Hitler morreu no buraco e Thomas Mann nunca mais voltou a morar na Alemanha. Dizia-se portador de um “germanismo cosmopolita”, que se manifestara desde cedo e se acentuara durante o exílio. Ele também receava deixar-se usar politicamente, para depois ser “desmoralizado, extenuado, suspeito em toda parte” e “então encontrar o final de um tolo”. Thomas Mann, no entanto, seria desmoralizado, extenuado, suspeito em toda parte nos Estados Unidos que lhe eram tão caros e o acolheram — ele finalmente se naturalizou americano depois de ter sido destituído da cidadania alemã. Por causa da perseguição macartista, Thomas Mann acabou se estabelecendo na Suíça, onde morreu no que chamava de seu “segundo exílio”.

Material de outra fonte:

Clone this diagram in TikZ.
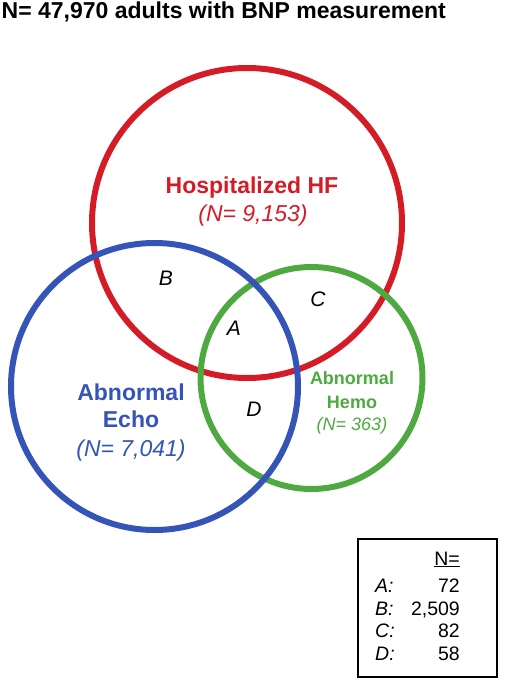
\documentclass[tikz,border=0pt]{standalone}
\usepackage{fontspec}
\setmainfont{Liberation Sans}
\definecolor{hfred}{RGB}{212,28,38}
\definecolor{echoblue}{RGB}{52,84,184}
\definecolor{hemogreen}{RGB}{78,170,64}
\newcommand{\fs}[1]{\fontsize{#1}{#1}\selectfont}

\begin{document}
\begin{tikzpicture}[x=1pt,y=-1pt,
   ring/.style={line width=6pt},
   lbl/.style={anchor=base,inner sep=0pt},
   big/.style={lbl,font=\bfseries\fs{23}},
   bigit/.style={lbl,font=\itshape\fs{23}},
   region/.style={lbl,font=\itshape\fs{21}},
   tab/.style={inner sep=0pt,font=\fs{19.5}}]
   \useasboundingbox (0,0) rectangle (508,680);
   % circles
   \draw[ring,hfred] (247,223) circle[radius=155pt];
   \draw[ring,hemogreen] (311.5,378) circle[radius=111pt];
   \draw[ring,echoblue] (154.5,386.5) circle[radius=143.5pt];
   % title
   \node[lbl,anchor=base west,font=\bfseries\fs{23}] (title) at (1.5,19) {N= 47,970 adults with BNP measurement};
   % set labels
   \node[big,hfred] (hfname) at (252,193) {Hospitalized HF};
   \node[bigit,hfred] (hfn) at (253,221) {(N= 9,153)};
   \node[big,echoblue] (echoname) at (131,400) {Abnormal};
   \node[big,echoblue] (echoname2) at (131,427) {Echo};
   \node[bigit,echoblue] (echon) at (131,456) {(N= 7,041)};
   \node[lbl,hemogreen,font=\bfseries\fs{18}] (hemoname) at (352,384.5) {Abnormal};
   \node[lbl,hemogreen,font=\bfseries\fs{18}] (hemoname2) at (352,408.5) {Hemo};
   \node[lbl,hemogreen,font=\itshape\fs{18}] (hemon) at (352,430.5) {(N= 363)};
   % overlap regions
   \node[region] (regA) at (234,335.5) {A};
   \node[region] (regB) at (166,285.5) {B};
   \node[region] (regC) at (318,306.5) {C};
   \node[region] (regD) at (254,416.5) {D};
   % counts box
   \draw[line width=1.5pt] (358,539) rectangle (497,677);
   \node[tab,anchor=base east] (nhead) at (460,565) {\underline{N=}};
   \node[tab,anchor=base west,font=\itshape\fs{19.5}] (keyA) at (375,592) {A:};
   \node[tab,anchor=base west,font=\itshape\fs{19.5}] (keyB) at (375,615) {B:};
   \node[tab,anchor=base west,font=\itshape\fs{19.5}] (keyC) at (375,637) {C:};
   \node[tab,anchor=base west,font=\itshape\fs{19.5}] (keyD) at (375,660) {D:};
   \node[tab,anchor=base east] (valA) at (460,592) {72};
   \node[tab,anchor=base east] (valB) at (460,615) {2,509};
   \node[tab,anchor=base east] (valC) at (460,637) {82};
   \node[tab,anchor=base east] (valD) at (460,660) {58};
\end{tikzpicture}
\end{document}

Apesar de ser um conservador de estirpe prussiana (bem como um moralista que tentava refrear a própria homossexualidade), Thomas Mann entrou para a lista negra do macartismo por ter criticado a insensatez do Comitê de Atividades Antiamericanas. Ele ainda cometeu o pecado de dizer que havia uma diferença entre o comunismo soviético e o nazismo alemão. Jamais flertou com o totalitarismo de ambos os regimes, mas não enxergava no primeiro o que via o segundo: um “diabólico nihilismo”. Passou, assim, a ser chamado de comunista e perseguido como tal. No livro Os Irmãos Mann — As Vidas de Heinrich e Thomas Mann, lançado no Brasil pela Paz e Terra muitos anos atrás, o inglês Nigel Hamilton transcreve o trecho de uma carta que o autor escreveu ao biógrafo Walter H. Perl, em 1950:

“Jamais poderei endossar o Estado totalitário. Mas, aqui, uma porção de pessoas se encontram a caminho de se tornarem mártires — a saber, aqueles que se opõem à destruição da democracia, processo que está em pleno curso com o pretexto de protegê-la. Não lhe soa assustadoramente familiar, assustadoramente parecido com a Alemanha?”

O extremista de direita, o bolsonarista, o socialista fabiano, o comunista, o isentão aqui agora tem de gravar mais um podcast.